In this paper, school quality will be approximated by a proficiency score – the API, which first became available on 1 July 1999. This score measures a school’s academic performance and growth based on the test scores of those students in Grades 2 to 11 who participate in the Standardized Testing and Reporting (STAR) Program and the California High School Exit Examination. The API scores are calculated by the California Department of Education (CDE) and disseminated directly to schools and districts. The API scores are posted on the CDE’s and most schools’ websites, thereby making the API one of the most commonly used measures of academic performance.
Two variables are derived from the test scores. One is the district-weighted API score, obtained by weighting each school’s API score by its enrolment, and the other is the API score of the nearest elementary school within the district. While the district-weighted API score captures school premiums in the district, the API score of the nearest elementary school captures more disaggregated school information and reflects the school premiums in land values more precisely. In other words, the estimate of the former variable can be interpreted as the capitalised price for an entry ticket to a school district, whereas the latter variable can be interpreted as the price of the quality of the neighbourhood school.
Variables
The key variable – the quality of the nearest school to each house – is considered as a house level (level 1) variable. It is assumed that, at the time of purchase of their home, parents expect their children to attend the neighbourhood school (i.e. the nearest school within the school district) because of guaranteed admission and minimal commuting to school. Therefore, the quality of the nearest school is likely to be capitalised in house prices. To account for the distance decay effect in respect of the location of the house and school, the distance to the nearest school in a residential district will be entered in the model as inverse distance. Levels 2 and 3 refer to the neighbourhood (N) and district levels (D), respectively. The analysis unit of the neighbourhood level is proxied by the census tracts. At the neighbourhood level, several variables from the US Census are included, such as population density, ethnicity and median household income. At the school district level, information such as weighted API scores, expenditure per pupil and the number of pupils per teacher is added (Bayer et al., 2007; Brasington, 1999; Hilber and Mayer, 2009; Ihlanfeldt, 2007; Kane et al., 2006). It should be noted that the multilevel approach is not immune to the problem of endogeneity. The estimation of capitalisation effects, as in other papers, may suffer from omitted variable bias (Nguyen-Hoang and Yinger, 2011).

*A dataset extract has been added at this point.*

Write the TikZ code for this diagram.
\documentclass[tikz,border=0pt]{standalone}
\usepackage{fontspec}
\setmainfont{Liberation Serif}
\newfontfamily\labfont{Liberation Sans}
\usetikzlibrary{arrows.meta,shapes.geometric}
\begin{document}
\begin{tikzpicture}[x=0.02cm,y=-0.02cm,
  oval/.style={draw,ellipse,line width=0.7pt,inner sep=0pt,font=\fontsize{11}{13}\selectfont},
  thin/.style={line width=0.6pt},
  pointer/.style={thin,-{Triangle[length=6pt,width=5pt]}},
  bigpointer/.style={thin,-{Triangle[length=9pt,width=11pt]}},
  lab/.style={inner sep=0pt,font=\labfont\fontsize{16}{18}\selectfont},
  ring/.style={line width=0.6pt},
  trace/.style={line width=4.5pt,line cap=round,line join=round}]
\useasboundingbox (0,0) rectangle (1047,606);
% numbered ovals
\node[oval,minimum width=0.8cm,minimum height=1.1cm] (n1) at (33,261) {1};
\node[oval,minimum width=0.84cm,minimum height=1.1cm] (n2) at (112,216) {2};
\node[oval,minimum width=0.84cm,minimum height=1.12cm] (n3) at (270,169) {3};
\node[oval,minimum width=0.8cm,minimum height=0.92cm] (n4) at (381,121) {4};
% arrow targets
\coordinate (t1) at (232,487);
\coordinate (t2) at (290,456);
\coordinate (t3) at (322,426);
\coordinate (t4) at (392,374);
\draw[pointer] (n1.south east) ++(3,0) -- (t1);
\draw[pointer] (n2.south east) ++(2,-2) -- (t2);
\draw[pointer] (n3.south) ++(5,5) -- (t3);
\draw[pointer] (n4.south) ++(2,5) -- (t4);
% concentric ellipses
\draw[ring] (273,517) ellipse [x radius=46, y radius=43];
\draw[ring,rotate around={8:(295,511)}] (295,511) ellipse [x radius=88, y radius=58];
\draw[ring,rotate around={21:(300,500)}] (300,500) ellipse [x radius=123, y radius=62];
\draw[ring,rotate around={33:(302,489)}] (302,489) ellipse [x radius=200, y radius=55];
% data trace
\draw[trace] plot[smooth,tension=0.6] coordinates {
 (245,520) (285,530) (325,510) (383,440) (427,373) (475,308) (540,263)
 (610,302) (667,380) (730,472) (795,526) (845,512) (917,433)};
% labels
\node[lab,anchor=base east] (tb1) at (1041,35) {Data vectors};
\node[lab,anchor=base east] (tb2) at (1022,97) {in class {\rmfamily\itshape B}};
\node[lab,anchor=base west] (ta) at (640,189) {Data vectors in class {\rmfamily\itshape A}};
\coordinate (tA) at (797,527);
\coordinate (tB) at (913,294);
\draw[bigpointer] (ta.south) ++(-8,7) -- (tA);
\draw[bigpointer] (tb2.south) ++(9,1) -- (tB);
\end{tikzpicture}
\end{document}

Data in this study are drawn from three sources. House prices, location and unit structure characteristics are obtained from DataQuick, a nationwide supplier of real estate information and analytics. The attributes of neighbourhoods, through the proxy of census tracts, are drawn from the US Census. The individual school and school district information of 2001 and 2011 was retrieved from the CDE.
Study area
The study area is Orange County, a suburban county located in the southwestern part of the Los Angeles region. Its population grew from approximately 4,933,000 in 2001 to 5,163,000 in 2011. The county consists of 12 unified school districts, 12 elementary school districts, and three high school districts. Since the objective of this research is to examine the capitalisation of public elementary schools in house prices, only the boundaries of unified and elementary school districts, totalling 24, will be used (Figure 1).

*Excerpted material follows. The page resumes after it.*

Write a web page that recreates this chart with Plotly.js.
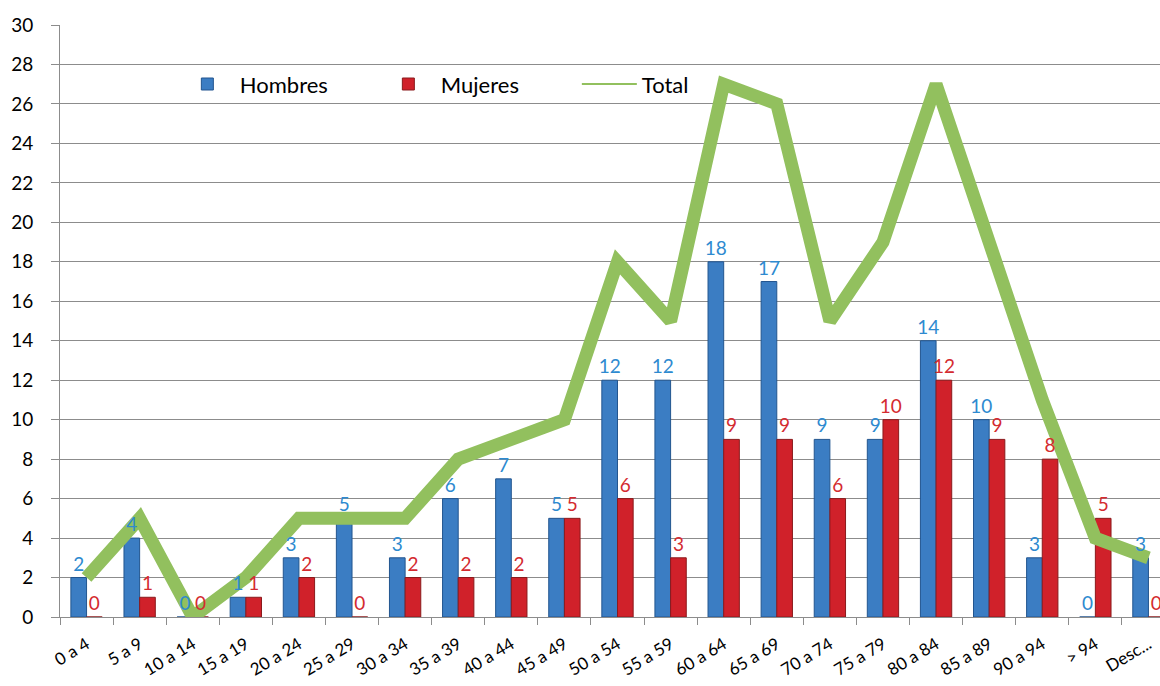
<!DOCTYPE html>
<html>
<head>
<meta charset="utf-8">
<script src="https://cdn.plot.ly/plotly-3.0.1.min.js"></script>
<style>
html, body { margin: 0; padding: 0; overflow: hidden; background: #fff; }
#chart { width: 1180px; height: 686px; }
</style>
</head>
<body>
<div id="chart"></div>
<script>
const categories = ["0 a 4", "5 a 9", "10 a 14", "15 a 19", "20 a 24", "25 a 29", "30 a 34",
  "35 a 39", "40 a 44", "45 a 49", "50 a 54", "55 a 59", "60 a 64", "65 a 69", "70 a 74",
  "75 a 79", "80 a 84", "85 a 89", "90 a 94", "> 94", "Desc..."];
const hombres = [2, 4, 0, 1, 3, 5, 3, 6, 7, 5, 12, 12, 18, 17, 9, 9, 14, 10, 3, 0, 3];
const mujeres = [0, 1, 0, 1, 2, 0, 2, 2, 2, 5, 6, 3, 9, 9, 6, 10, 12, 9, 8, 5, 0];
const total = [2, 5, 0, 2, 5, 5, 5, 8, 9, 10, 18, 15, 27, 26, 15, 19, 27, 19, 11, 4, 3];
const yTicks = [0, 2, 4, 6, 8, 10, 12, 14, 16, 18, 20, 22, 24, 26, 28, 30];

const FONT = "Lato, 'Open Sans', sans-serif";
const BLUE = "#3B7DC3", BLUE_LINE = "#22558F", BLUE_TXT = "#2E8AD0";
const RED = "#D0212A", RED_LINE = "#8A1A1C", RED_TXT = "#D42B30";
const GREEN = "#92C05E";

const traces = [
  { type: "bar", name: "Hombres", x: categories, y: hombres,
    marker: { color: BLUE, line: { color: BLUE_LINE, width: 1 } }, hoverinfo: "skip" },
  { type: "bar", name: "Mujeres", x: categories, y: mujeres,
    marker: { color: RED, line: { color: RED_LINE, width: 1 } }, hoverinfo: "skip" },
  { type: "scatter", mode: "lines", name: "Total", x: categories, y: total, showlegend: false,
    line: { color: GREEN, width: 13 }, hoverinfo: "skip" },
  // legend entry for Total (thin line symbol, draws nothing)
  { type: "scatter", mode: "lines", name: "Total", x: [null], y: [null], showlegend: true,
    line: { color: GREEN, width: 2 }, hoverinfo: "skip" },
  // label layers drawn above the line
  { type: "bar", x: categories, y: hombres, yaxis: "y2", showlegend: false,
    marker: { color: "rgba(0,0,0,0)" }, text: hombres.map(String), textposition: "outside",
    cliponaxis: false, constraintext: "none",
    outsidetextfont: { family: FONT, size: 19, color: BLUE_TXT }, hoverinfo: "skip" },
  { type: "bar", x: categories, y: mujeres, yaxis: "y2", showlegend: false,
    marker: { color: "rgba(0,0,0,0)" }, text: mujeres.map(String), textposition: "outside",
    cliponaxis: false, constraintext: "none",
    outsidetextfont: { family: FONT, size: 19, color: RED_TXT }, hoverinfo: "skip" }
];

const layout = {
  width: 1180, height: 686,
  margin: { l: 60, r: 5, t: 25, b: 69 },
  paper_bgcolor: "#fff", plot_bgcolor: "#fff",
  font: { family: FONT, color: "#000" },
  barmode: "group", bargap: 0.41, bargroupgap: 0,
  showlegend: true,
  legend: { orientation: "h", x: 0.103, xanchor: "left", y: 0.9, yanchor: "middle",
    bgcolor: "rgba(0,0,0,0)", font: { family: FONT, size: 22, color: "#000" },
    entrywidth: 131, entrywidthmode: "pixels", itemwidth: 55, traceorder: "normal" },
  xaxis: { type: "category", range: [-0.5, 20.5], showgrid: false,
    showline: true, linecolor: "#8C8C8C", linewidth: 1,
    ticks: "outside", tickson: "boundaries", ticklen: 7, tickcolor: "#8C8C8C",
    ticklabelstandoff: 10,
    tickangle: -31, tickfont: { family: FONT, size: 17, color: "#000" }, zeroline: false },
  yaxis: { range: [0, 30], tickvals: yTicks, ticktext: yTicks.map(String),
    showgrid: true, gridcolor: "#8C8C8C", gridwidth: 1,
    showline: true, linecolor: "#8C8C8C", linewidth: 1,
    ticks: "outside", ticklen: 8, tickcolor: "#8C8C8C", ticklabelstandoff: 14,
    tickfont: { family: FONT, size: 19, color: "#000" }, zeroline: false },
  yaxis2: { range: [0, 30], overlaying: "y", visible: false, showgrid: false, zeroline: false },
  hovermode: false
};

Plotly.newPlot("chart", traces, layout, { displayModeBar: false, staticPlot: true });
</script>
</body>
</html>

Twenty-four elementary and unified school districts in Orange County.
There were 370 elementary schools in 24 elementary and unified districts in 2001 and 391 in 2011. 1 While each district has a reputation for its education quality, within most districts there is still a noticeable variation in school performance (Figure 2). The spatial distribution of school quality in Orange County is not homogeneous. On the one hand, there is a marked variation in school quality in some districts. On the other hand, over the years, the discrepancy in the API across the region has shrunk, as indicated by a more compressed spectrum and a reduced standard deviation of the county.

Academic Performance Index (API) of elementary schools in Orange County.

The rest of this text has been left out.